Reposted from Montgomery News – article by Mike Weilbacher
On St. Patrick’s Day afternoon, while scores of revelers wearing green top hats and shamrocks were passing by, Judy Stepenaskie and I were in front of St. John the Baptist Church in Manayunk, the church famous for, among other things, its large stone steeple being the home of nesting peregrine falcons for the last nine years.
Peregrines are amazing creatures — the fastest animal on the planet, capable of diving at speeds above 200 miles per hour while chasing their prey, other birds like ducks or pigeons. It’s appropriate they nest on a church steeple, as these are Lazarus birds, true miracles, brought back from the dead: the northeastern subspecies of peregrine is actually extinct, a victim of DDT poisoning in the 1960s. The birds nesting in Manayunk — and on the Delaware and Schuylkill bridges — are all descendants of a wildly successful 1970s captive breeding program, bringing other subspecies together, mating them and placing their young in the wild.
And Roxborough’s Judy, a retired OSHA scientist living on Nixon Street, visits the peregrines frequently — twice last Sunday, in fact — to photograph and record their doings. The Sunday before, she saw them mating — atop a finial just under the golden cross. This week, she had not seen the female — she dubs the pair “Manny” and “Yunker” — for a few days and thinks Yunker must be incubating eggs in the nest box the state’s wildlife experts placed inside the highest south-facing window.
At first, we did not see the falcons but found gruesome evidence of their hunting skills. A bird’s head lay on the sidewalk near us, dropped from the steeple as one of them ate — and Judy spotted a foot nearby on the church’s front steps. She has also seen the falcons pluck feathers from their prey, dropping them on churchgoers leaving services. (The church is to be commended for its support of and patience with this still-rare species.)
As Judy was setting up her spotting scope, we heard a loud squawking above us, the male’s return to the nest inducing an excited exchange between the two. Manny flew inside to take a turn incubating eggs, and Yunker flew out, made a quick mid-air turn and came back to sit atop one of the finials. She sat in the sun, preening, for a very long time, Judy and I taking turns looking at her through the scope, Judy also photographing her. When I peeked at her, she turned her head in my direction, and the yellow spots around her eyes were absolutely breathtaking.
Also the prior Sunday, Judy saw a pair of bald eagles fly over the steeple — having eagles in Manayunk is also a miracle — and Manny raced out toward them, squawking to chase them off; she also saw him chase away a turkey vulture carelessly soaring nearby. And one year, another male came to Yunker, attempted to mate as Manny was away — the nerve! As she batted the newcomer away, Manny swooped in to chase the cad.

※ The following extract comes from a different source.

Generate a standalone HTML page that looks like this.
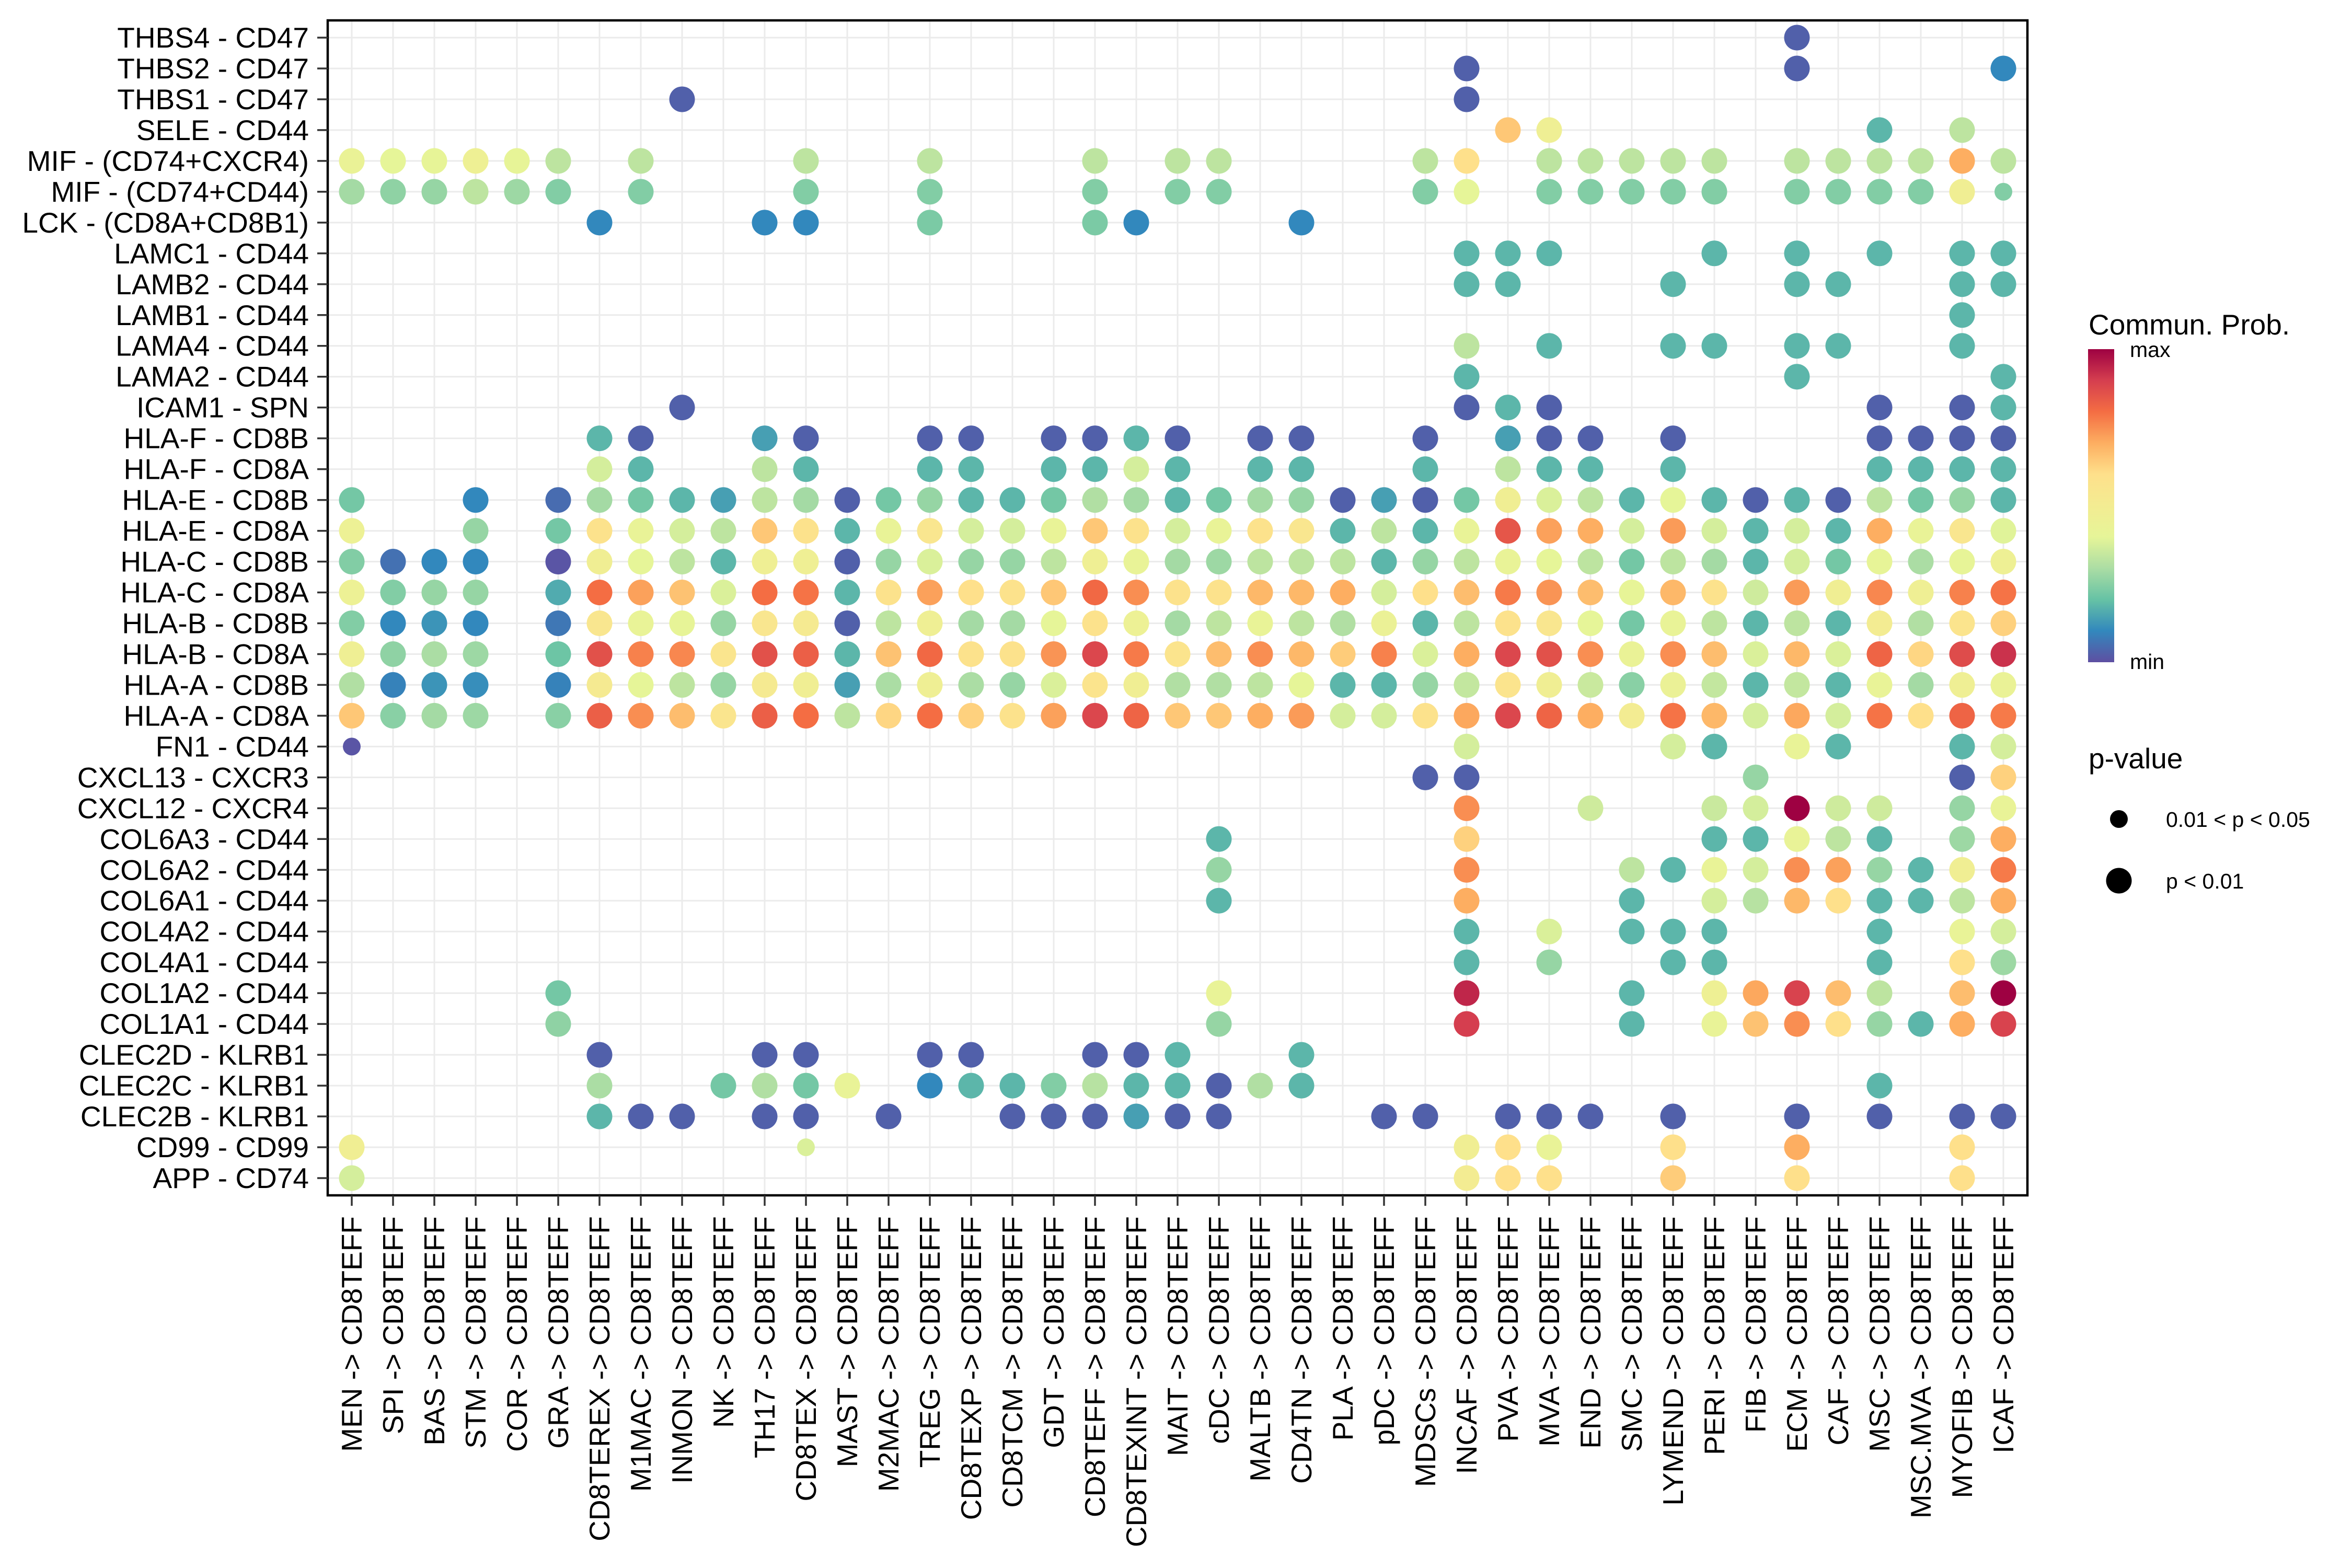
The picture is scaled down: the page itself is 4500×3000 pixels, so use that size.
<!DOCTYPE html>
<html><head><meta charset="utf-8"><style>
html,body{margin:0;padding:0;background:#fff;}
svg{display:block;font-family:"Liberation Sans",Arial,sans-serif;}
</style></head><body>
<svg id="chart" width="4500" height="3000" viewBox="0 0 4500 3000" xmlns="http://www.w3.org/2000/svg">
<defs>
<linearGradient id="cbar" x1="0" y1="1" x2="0" y2="0">
<stop offset="0" stop-color="#5E4FA2"/><stop offset="0.1" stop-color="#3288BD"/><stop offset="0.2" stop-color="#66C2A5"/><stop offset="0.3" stop-color="#ABDDA4"/><stop offset="0.4" stop-color="#E6F598"/><stop offset="0.5" stop-color="#F3EC92"/><stop offset="0.6" stop-color="#FEE08B"/><stop offset="0.7" stop-color="#FDAE61"/><stop offset="0.8" stop-color="#F46D43"/><stop offset="0.9" stop-color="#D53E4F"/><stop offset="1" stop-color="#9E0142"/>
</linearGradient>
</defs>
<rect x="627" y="39" width="3252" height="2248" fill="#fff"/>
<g id="grid"></g>
<g id="dots"></g>
<rect x="627" y="39" width="3252" height="2248" fill="none" stroke="#000" stroke-width="4.5"/>
<g id="yaxis"></g>
<g id="xaxis"></g>
<g>
<text x="3996" y="640" font-size="55">Commun. Prob.</text>
<rect x="3995" y="668" width="50" height="599" fill="url(#cbar)"/>
<text x="4075" y="683" font-size="41">max</text>
<text x="4075" y="1280" font-size="41">min</text>
</g>
<g>
<text x="3996" y="1470" font-size="55">p-value</text>
<circle cx="4054" cy="1567" r="17" fill="#000"/>
<text x="4144" y="1582" font-size="41">0.01 &lt; p &lt; 0.05</text>
<circle cx="4054" cy="1685" r="24.5" fill="#000"/>
<text x="4144" y="1700" font-size="41">p &lt; 0.01</text>
</g>
</svg>
<script>
const sources = ["MEN","SPI","BAS","STM","COR","GRA","CD8TEREX","M1MAC","INMON","NK","TH17","CD8TEX","MAST","M2MAC","TREG","CD8TEXP","CD8TCM","GDT","CD8TEFF","CD8TEXINT","MAIT","cDC","MALTB","CD4TN","PLA","pDC","MDSCs","INCAF","PVA","MVA","END","SMC","LYMEND","PERI","FIB","ECM","CAF","MSC","MSC.MVA","MYOFIB","ICAF"];
const pairs = ["THBS4 - CD47","THBS2 - CD47","THBS1 - CD47","SELE - CD44","MIF - (CD74+CXCR4)","MIF - (CD74+CD44)","LCK - (CD8A+CD8B1)","LAMC1 - CD44","LAMB2 - CD44","LAMB1 - CD44","LAMA4 - CD44","LAMA2 - CD44","ICAM1 - SPN","HLA-F - CD8B","HLA-F - CD8A","HLA-E - CD8B","HLA-E - CD8A","HLA-C - CD8B","HLA-C - CD8A","HLA-B - CD8B","HLA-B - CD8A","HLA-A - CD8B","HLA-A - CD8A","FN1 - CD44","CXCL13 - CXCR3","CXCL12 - CXCR4","COL6A3 - CD44","COL6A2 - CD44","COL6A1 - CD44","COL4A2 - CD44","COL4A1 - CD44","COL1A2 - CD44","COL1A1 - CD44","CLEC2D - KLRB1","CLEC2C - KLRB1","CLEC2B - KLRB1","CD99 - CD99","APP - CD74"];
// sparse values per row: [colIndex, prob(0-100)]
const row0 = [[35,3]];
const row1 = [[27,3],[35,3],[40,10]];
const row2 = [[8,3],[27,3]];
const row3 = [[28,65],[29,47],[37,18],[39,33]];
const row4 = [[0,43],[1,40],[2,41],[3,46],[4,41],[5,33],[7,33],[11,33],[14,33],[18,33],[20,33],[21,33],[26,33],[27,60],[29,33],[30,33],[31,33],[32,33],[33,33],[35,33],[36,33],[37,33],[38,33],[39,70],[40,33]];
const row5 = [[0,29],[1,26],[2,27],[3,33],[4,28],[5,24],[7,24],[11,24],[14,24],[18,24],[20,24],[21,24],[26,24],[27,40],[29,24],[30,24],[31,24],[32,24],[33,24],[35,24],[36,24],[37,24],[38,24],[39,48],[40,24]];
const row6 = [[6,10],[10,10],[11,10],[14,23],[18,23],[19,10],[23,10]];
const row7 = [[27,18],[28,18],[29,18],[33,18],[35,18],[37,18],[39,18],[40,18]];
const row8 = [[27,18],[28,18],[32,18],[35,18],[36,18],[39,18],[40,18]];
const row9 = [[39,18]];
const row10 = [[27,33],[29,18],[32,18],[33,18],[35,18],[36,18],[39,18]];
const row11 = [[27,18],[35,18],[40,18]];
const row12 = [[8,3],[27,3],[28,18],[29,3],[37,3],[39,3],[40,18]];
const row13 = [[6,18],[7,3],[10,14],[11,3],[14,3],[15,3],[17,3],[18,3],[19,18],[20,3],[22,3],[23,3],[26,3],[28,14],[29,3],[30,3],[32,3],[37,3],[38,3],[39,3],[40,3]];
const row14 = [[6,37],[7,18],[10,33],[11,18],[14,18],[15,18],[17,18],[18,18],[19,37],[20,18],[22,18],[23,18],[26,18],[28,33],[29,18],[30,18],[32,18],[37,18],[38,18],[39,18],[40,18]];
const row15 = [[0,22],[3,10],[5,5],[6,29],[7,22],[8,18],[9,14],[10,33],[11,29],[12,3],[13,22],[14,27],[15,18],[16,18],[17,22],[18,31],[19,29],[20,18],[21,22],[22,29],[23,27],[24,3],[25,14],[26,3],[27,22],[28,48],[29,38],[30,33],[31,18],[32,40],[33,18],[34,3],[35,18],[36,3],[37,33],[38,22],[39,27],[40,18]];
const row16 = [[0,45],[3,27],[5,22],[6,58],[7,42],[8,37],[9,33],[10,65],[11,58],[12,18],[13,42],[14,55],[15,37],[16,37],[17,42],[18,65],[19,58],[20,37],[21,42],[22,58],[23,55],[24,18],[25,33],[26,18],[27,42],[28,85],[29,72],[30,70],[31,37],[32,73],[33,37],[34,18],[35,37],[36,18],[37,70],[38,42],[39,55],[40,39]];
const row17 = [[0,24],[1,6],[2,10],[3,10],[5,1],[6,48],[7,40],[8,33],[9,18],[10,47],[11,47],[12,3],[13,27],[14,38],[15,27],[16,27],[17,33],[18,47],[19,42],[20,29],[21,28],[22,33],[23,33],[24,33],[25,18],[26,27],[27,33],[28,42],[29,40],[30,33],[31,22],[32,33],[33,29],[34,18],[35,37],[36,22],[37,41],[38,30],[39,41],[40,46]];
const row18 = [[0,45],[1,24],[2,27],[3,27],[5,16],[6,80],[7,72],[8,66],[9,38],[10,80],[11,79],[12,18],[13,58],[14,72],[15,60],[16,58],[17,65],[18,81],[19,75],[20,58],[21,58],[22,68],[23,68],[24,70],[25,37],[26,60],[27,67],[28,78],[29,74],[30,67],[31,41],[32,68],[33,58],[34,36],[35,73],[36,48],[37,76],[38,47],[39,77],[40,79]];
const row19 = [[0,24],[1,10],[2,12],[3,10],[5,7],[6,55],[7,42],[8,41],[9,27],[10,55],[11,52],[12,3],[13,33],[14,47],[15,29],[16,29],[17,40],[18,58],[19,45],[20,29],[21,33],[22,42],[23,33],[24,31],[25,44],[26,18],[27,33],[28,58],[29,55],[30,40],[31,22],[32,42],[33,33],[34,18],[35,33],[36,18],[37,50],[38,31],[39,57],[40,63]];
const row20 = [[0,47],[1,26],[2,30],[3,28],[5,21],[6,86],[7,77],[8,76],[9,56],[10,86],[11,83],[12,18],[13,66],[14,81],[15,58],[16,58],[17,74],[18,88],[19,78],[20,57],[21,67],[22,75],[23,68],[24,64],[25,77],[26,38],[27,70],[28,88],[29,86],[30,75],[31,43],[32,75],[33,67],[34,38],[35,68],[36,38],[37,82],[38,62],[39,87],[40,92]];
const row21 = [[0,31],[1,9],[2,12],[3,11],[5,9],[6,52],[7,40],[8,33],[9,27],[10,52],[11,48],[12,14],[13,30],[14,47],[15,30],[16,27],[17,38],[18,57],[19,48],[20,31],[21,31],[22,33],[23,40],[24,18],[25,18],[26,27],[27,34],[28,57],[29,48],[30,35],[31,25],[32,44],[33,34],[34,18],[35,34],[36,18],[37,42],[38,29],[39,47],[40,43]];
const row22 = [[0,65],[1,25],[2,29],[3,28],[5,25],[6,83],[7,75],[8,67],[9,56],[10,83],[11,80],[12,33],[13,62],[14,80],[15,63],[16,58],[17,72],[18,88],[19,82],[20,65],[21,65],[22,70],[23,73],[24,37],[25,37],[26,58],[27,71],[28,88],[29,82],[30,70],[31,50],[32,79],[33,68],[34,37],[35,71],[36,37],[37,79],[38,60],[39,82],[40,78]];
const row23 = [[0,1],[27,37],[32,37],[33,18],[35,42],[36,18],[39,18],[40,37]];
const row24 = [[26,3],[27,3],[34,27],[39,3],[40,63]];
const row25 = [[27,75],[30,36],[33,35],[34,37],[35,100],[36,36],[37,36],[39,27],[40,42]];
const row26 = [[21,18],[27,63],[33,18],[34,18],[35,42],[36,33],[37,18],[39,28],[40,70]];
const row27 = [[21,27],[27,75],[31,33],[32,18],[33,42],[34,37],[35,75],[36,72],[37,27],[38,18],[39,48],[40,78]];
const row28 = [[21,18],[27,70],[31,18],[33,37],[34,32],[35,68],[36,60],[37,18],[38,18],[39,33],[40,70]];
const row29 = [[27,18],[29,38],[31,18],[32,18],[33,18],[37,18],[39,42],[40,37]];
const row30 = [[27,18],[29,27],[32,18],[33,18],[37,18],[39,60],[40,28]];
const row31 = [[5,22],[21,42],[27,94],[31,18],[33,46],[34,71],[35,89],[36,67],[37,33],[39,67],[40,100]];
const row32 = [[5,26],[21,27],[27,90],[31,18],[33,42],[34,66],[35,75],[36,60],[37,27],[38,18],[39,70],[40,89]];
const row33 = [[6,3],[10,3],[11,3],[14,3],[15,3],[18,3],[19,3],[20,18],[23,18]];
const row34 = [[6,30],[9,22],[10,31],[11,22],[12,42],[14,10],[15,18],[16,18],[17,24],[18,32],[19,18],[20,18],[21,3],[22,31],[23,18],[37,18]];
const row35 = [[6,18],[7,3],[8,3],[10,3],[11,3],[13,3],[16,3],[17,3],[18,3],[19,14],[20,3],[21,3],[25,3],[26,3],[28,3],[29,3],[30,3],[32,3],[35,3],[37,3],[39,3],[40,3]];
const row36 = [[0,48],[11,38],[27,48],[28,60],[29,42],[32,60],[35,70],[39,60]];
const row37 = [[0,37],[27,50],[28,60],[29,60],[32,64],[35,60],[39,60]];
const probRows = [row0,row1,row2,row3,row4,row5,row6,row7,row8,row9,row10,row11,row12,row13,row14,row15,row16,row17,row18,row19,row20,row21,row22,row23,row24,row25,row26,row27,row28,row29,row30,row31,row32,row33,row34,row35,row36,row37];
// cells with 0.01 < p < 0.05 (small dots): [row, col]
const weakP = [[5,40],[23,0],[36,11]];

const NS = "http://www.w3.org/2000/svg";
const X0 = 673, X1 = 3833, Y0 = 72, Y1 = 2254;
function xScale(i){ return X0 + i*(X1-X0)/(sources.length-1); }
function yScale(j){ return Y0 + j*(Y1-Y0)/(pairs.length-1); }
const stops = ["#5E4FA2","#3288BD","#66C2A5","#ABDDA4","#E6F598","#F3EC92","#FEE08B","#FDAE61","#F46D43","#D53E4F","#9E0142"];
function hex(c){ return [parseInt(c.slice(1,3),16),parseInt(c.slice(3,5),16),parseInt(c.slice(5,7),16)]; }
function colorScale(v){
  const t = Math.max(0,Math.min(1,v/100))*(stops.length-1);
  const i = Math.min(stops.length-2, Math.floor(t)), f = t-i;
  const a = hex(stops[i]), b = hex(stops[i+1]);
  return "rgb("+a.map((x,k)=>Math.round(x+(b[k]-x)*f)).join(",")+")";
}
function mk(tag, attrs, parent){
  const el = document.createElementNS(NS, tag);
  for (const k in attrs) el.setAttribute(k, attrs[k]);
  parent.appendChild(el);
  return el;
}
const grid = document.getElementById("grid");
sources.forEach((s,i)=>{
  const l = mk("line",{x1:xScale(i),x2:xScale(i),y1:39,y2:2287,stroke:"#EBEBEB","stroke-width":3},grid);
  
  
});
pairs.forEach((p,j)=>{
  const l = mk("line",{x1:627,x2:3879,y1:yScale(j),y2:yScale(j),stroke:"#EBEBEB","stroke-width":3},grid);
  
  
});
const ya = document.getElementById("yaxis");
pairs.forEach((p,j)=>{
  const t = mk("line",{x1:607,x2:627,y1:yScale(j),y2:yScale(j),stroke:"#333","stroke-width":3.5},ya);
  
  
  const tx = mk("text",{x:591,y:yScale(j),"text-anchor":"end","dominant-baseline":"central","font-size":55,fill:"#000"},ya);
  tx.textContent = p;
  
  
});
const xa = document.getElementById("xaxis");
sources.forEach((s,i)=>{
  const x = xScale(i);
  const t = mk("line",{x1:x,x2:x,y1:2287,y2:2307,stroke:"#333","stroke-width":3.5},xa);
  
  
  const tx = mk("text",{x:x,y:2327,"text-anchor":"end","dominant-baseline":"central","font-size":55,fill:"#000",transform:"rotate(-90 "+x+" 2327)"},xa);
  tx.textContent = s + " -> CD8TEFF";
  
  
});
const dots = document.getElementById("dots");
probRows.forEach((row,j)=>{
  row.forEach(([i,v])=>{
    const small = weakP.some(([r,c])=>r===j&&c===i);
    const c = mk("circle",{cx:xScale(i),cy:yScale(j),r:small?17:24.5,fill:colorScale(v)},dots);
    
    
  });
});
</script>
</body></html>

She’s seen the female give one of its fledglings, sitting on the wires, a bird to eat, but the clumsy youngster dropped the food. Yunker swooped down, grabbed the morsel in mid-air and returned it to the kid. “That was pretty amazing,” she told me.
I asked about the source of her fondness for these birds. “I love hawks,” she offered, “and I love watching hawks. I’ve been coming here since the first year the nest was here , and it’s been really fascinating to watch.” When asked how many photos of the peregrines she has, she shrugged, “Oh, thousands.”
Allow me to offer perhaps another similarity between Judy and the peregrines. The birds nest in the south-facing steeple window, one that offers two important advantages: a view of the river and its ducks, one of their prime food sources, and the warming southern sun-lit exposure. Judy’s home on Nixon Street likewise provides a similar view of the same river — they both love watching for ducks on the Schuylkill.
Peregrines nest for life — or until another male or another female upstages one of the pair. Last year, one of the newly mature females from this nest ended up in Baltimore, there chasing off an older female on an established nest there — she just took it over — and the male there accepted her. Another successful offspring from this nest recently set up shop in the Meadowlands, sadly becoming a Giants fan.
In about five weeks, Game Commission biologists will come to tag, weigh and measure the young that hopefully will soon hatch from the eggs up there — and outfit them with colored leg bands, which is how biologists trace their travels. Sometimes the young damage themselves in their inaugural flights and perhaps end up at our Wildlife Clinic, getting fixed up to be returned to their Manayunk abode. (Memo to the Game Commission: the Schuylkill Center is ready for them!)
Meanwhile, Judy will visit every day to catalog the pair’s doings until they leave in June, Manny and Yunker returning to solitary lives. The young stay behind at the steeple and one by one decide to strike out into the world, the last usually gone by July 4, Independence Day, appropriately.
“I always feel sad when that happens,” she noted.
But for now, the peregrines have a falcon godmother, keeping her vigil to make sure the peregrines thrive. Make sure you stop by the steeple and have a peek through her scope, too. The birds are simply stunning.